After reviewing the menu, the host – who was the same kind soul who I spoke with on the phone – suggested “Hey, why don’t you just eat here tomorrow night, instead of odering a take out meal?” I thought, hmmm, I never heard of that! Eating out on Rosh Hashanah? This wasn’t Mother’s Day! Eating out – yeah, that sounded sweet. No hassle, no clean up, no pots to wash… so I agreed and said “Yes, let’s do that” and that’s what we did, folks. Last nite, Erev Rosh Hashanah, we ate at a Kosher restaurant where everyone there who was dining was Jewish and observant – and it was like one big family. There was a washing basin where I was able to do my own HaMotzi and we ate challah and drank Kedem wine, ate chicken and meat and dunked our apples in the honey. There was one huge party of 70, a couple of parties of 10 or 12, some couples, some families, some Israelis, and the best part – we were all Jews. Well, except for my spouse but that’s where the Finding Serenity theme enters.

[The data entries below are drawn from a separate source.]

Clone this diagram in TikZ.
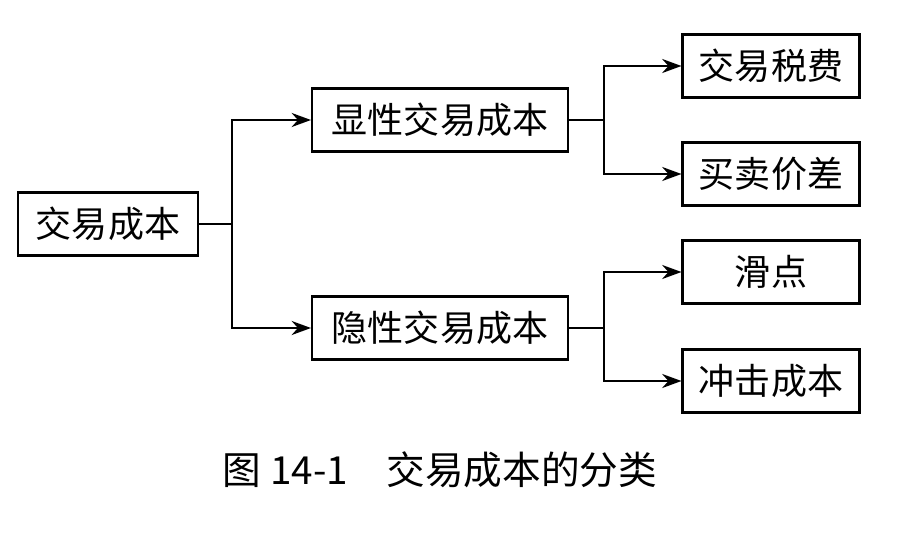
\documentclass[tikz,border=0pt]{standalone}
\usepackage{fontspec}
\newfontfamily\cjk{Noto Sans CJK SC}
\usetikzlibrary{arrows.meta,positioning}
\tikzset{
  box/.style={draw, line width=1.2pt, minimum height=1.26cm, inner sep=0pt, font=\cjk\fontsize{20.5}{24}\selectfont},
  link/.style={line width=1.2pt, -{Stealth[length=11pt,width=8pt]}}
}
\begin{document}
\begin{tikzpicture}[x=0.02cm, y=-0.02cm]
    \useasboundingbox (0,0) rectangle (908,544);

    %% Kasten
    \node[box, minimum width=3.6cm] (root) at (108,224) {交易成本};
    \node[box, minimum width=5.12cm] (expl) at (440,120) {显性交易成本};
    \node[box, minimum width=5.12cm] (impl) at (440,328) {隐性交易成本};
    \node[box, minimum width=3.54cm] (tax) at (771,66) {交易税费};
    \node[box, minimum width=3.54cm] (spread) at (771,174) {买卖价差};
    \node[box, minimum width=3.54cm] (slip) at (771,272) {滑点};
    \node[box, minimum width=3.54cm] (impact) at (771,381) {冲击成本};

    %% Verbindungen
    \coordinate (j1) at (232,224);
    \coordinate (j2) at (604,120);
    \coordinate (j3) at (604,328);
    \draw[line width=1.2pt] (root.east) -- (j1);
    \draw[link] (j1) |- (expl.west);
    \draw[link] (j1) |- (impl.west);
    \draw[line width=1.2pt] (expl.east) -- (j2);
    \draw[link] (j2) |- (tax.west);
    \draw[link] (j2) |- (spread.west);
    \draw[line width=1.2pt] (impl.east) -- (j3);
    \draw[link] (j3) |- (slip.west);
    \draw[link] (j3) |- (impact.west);

    \node[font=\cjk\fontsize{22}{26}\selectfont] (cap) at (440,470) {图 14-1\quad 交易成本的分类};
\end{tikzpicture}
\end{document}
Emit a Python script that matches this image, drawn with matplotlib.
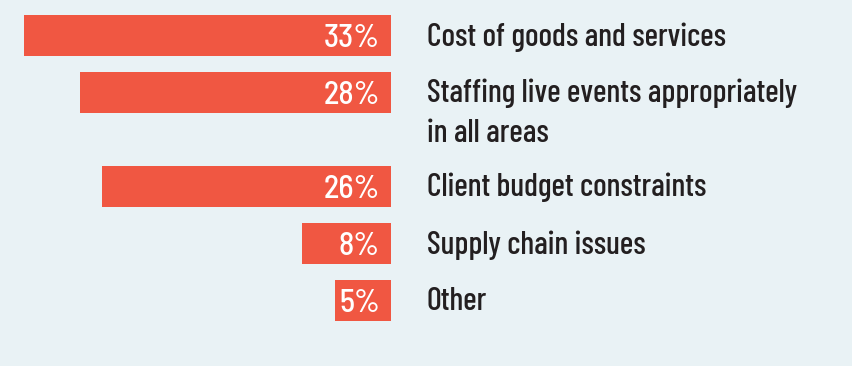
import matplotlib
matplotlib.use("Agg")
import matplotlib.pyplot as plt
import matplotlib.transforms as mtransforms

categories = [
    "Cost of goods and services",
    "Staffing live events appropriately\nin all areas",
    "Client budget constraints",
    "Supply chain issues",
    "Other",
]
values = [33, 28, 26, 8, 5]
value_labels = ["33%", "28%", "26%", "8%", "5%"]

BG = "#e9f2f5"
BAR = "#f05742"
TXT = "#231f20"
FONT_VAL = ["Barlow Semi Condensed", "DejaVu Sans"]
FONT_CAT = ["Barlow Condensed", "DejaVu Sans"]

W, H, DPI = 853, 366, 100
fig = plt.figure(figsize=(W / DPI, H / DPI), dpi=DPI, facecolor=BG)

# layout in pixels
right_px = 391
left_px = 24
row_gap = 57
extra_line_gap = 37
first_center = 35.5
bar_h = 41

ax = fig.add_axes([left_px / W, 0, (right_px - left_px) / W, 1])
ax.set_facecolor(BG)
ax.set_xlim(max(values), 0)
ax.set_ylim(H, 0)
ax.axis("off")

# row centres from label line counts
centers = []
y = first_center
for i, c in enumerate(categories):
    if i > 0:
        y += row_gap + extra_line_gap * (categories[i - 1].count("\n"))
    centers.append(y)

ax.barh(centers, values, height=bar_h, left=0, color=BAR, align="center")

px2pt = 72 / DPI
for yc, lab, cat in zip(centers, value_labels, categories):
    tr = mtransforms.offset_copy(ax.transData, fig=fig, x=-11 * px2pt, y=-11.5 * px2pt, units="points")
    ax.text(0, yc, lab, transform=tr, ha="right", va="baseline", color="white",
            fontsize=32 * px2pt, family=FONT_VAL, fontweight=500, clip_on=False)
    for k, line in enumerate(cat.split("\n")):
        tr2 = mtransforms.offset_copy(ax.transData, fig=fig, x=36 * px2pt,
                                      y=-(10 + 39.5 * k) * px2pt, units="points")
        ax.text(0, yc, line, transform=tr2, ha="left", va="baseline", color=TXT,
                fontsize=32 * px2pt, family=FONT_CAT, fontweight=500, clip_on=False)

fig.savefig("out.png", dpi=DPI, facecolor=BG)
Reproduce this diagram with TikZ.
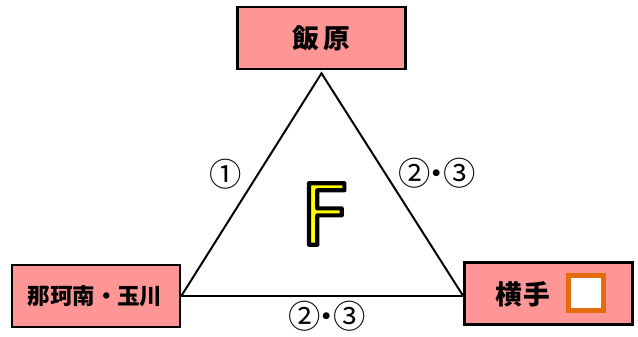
\documentclass[tikz,border=0pt]{standalone}
\usepackage{fontspec}
\usepackage{xcolor}
\usepackage{tikz}
\usetikzlibrary{positioning,calc}

\newfontfamily\jpfont{Noto Sans CJK JP}
\newfontfamily\bigfont{DejaVu Sans}
\definecolor{boxpink}{RGB}{255,150,150}
\definecolor{markorange}{RGB}{228,108,10}
% yellow letter with a black outline (fill + stroke text mode)
\newcommand{\outlined}[1]{\special{pdf:bcolor [1 1 0] [0 0 0]}\special{pdf:literal direct 2 Tr 3 w 1 j}#1\special{pdf:literal direct 0 Tr}\special{pdf:ecolor}}

\begin{document}
\begin{tikzpicture}[
				x=0.025cm, y=-0.025cm,
				citybox/.style={
					rectangle, draw=black, line width=1.8pt,
					fill=boxpink, minimum width=4.2cm,
					minimum height=1.55cm, inner sep=0pt
				},
				cityname/.style={font=\jpfont\bfseries\fontsize{19}{19}\selectfont},
				link/.style={line width=1.4pt, black, line join=miter},
				lbl/.style={font=\jpfont\fontsize{23}{23}\selectfont, inner sep=0pt}
				]
				\useasboundingbox (0,0) rectangle (638,336);
				% three places
				\node[citybox] (iihara) at (321.5,38) {};
				\node[citybox] (naka)   at (96,296) {};
				\node[citybox] (yokote) at (548.5,293.5) {};
				\node[cityname] (iiharaName) at (iihara.center) {飯\hspace{3pt}原};
				\node[cityname, font=\jpfont\bfseries\fontsize{16}{16}\selectfont] (nakaName) at (95,296) {那珂南・玉川};
				\node[cityname] (yokoteName) at (523,294) {横\hspace{1pt}手};
				\node[draw=markorange, fill=white, line width=3.6pt, minimum size=0.86cm, inner sep=0pt] (mark) at (586,293) {};
				
				% triangle
				\coordinate (apex) at ($(iihara.south)+(0,3)$);
				\draw[link] (apex) -- (naka.east) -- (yokote.west |- naka.east) -- cycle;
				
				\node[lbl] (lblA) at (225.5,174) {①};
				\node[lbl] (lblB) at (437,173) {②\makebox[0.3cm]{・}③};
				\node[lbl] (lblC) at (327,316) {②\makebox[0.3cm]{・}③};
				
				\node[font=\bigfont\fontsize{60}{60}\selectfont, inner sep=0pt] (bigF) at (325,214) {\outlined{F}};
\end{tikzpicture}
\end{document}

The kind gentleman who met me on Sunday, was also BalShemTov. After he had suggested that I make reservations, we started to talk about Judaism and God and – then it happened: I mentioned that I was married to a Christian. This kind man said I was blocking my better self. No one decides to live a life in which nothing of consequence happens. He said that by marrying a non-Jew I would never reach the fullest potential as a Jew and that by marrying a Christian would help impart my spiritual death.
How’s that for starting a New Year on the right foot?
So, folks, I ask you, am I doomed to fail at being a better Jew, which is what I have always wanted for myself? I came from a secular home and my pursuit of my Jewish self was born within me, not because I inherited the passion from my parents or grandparents. I always believed in G-d. Where did that calling come from? And would I heed that calling only to be told that after 25 years of being in love with the same person, that I would never find serenity?
Our marriage is largely successful I suppose because we have built a home in which Torah values are paramount. That can only be done with a spouse committed to the same values. Choosing to marry someone who shares the defining values of your life is not a bad thing, is it?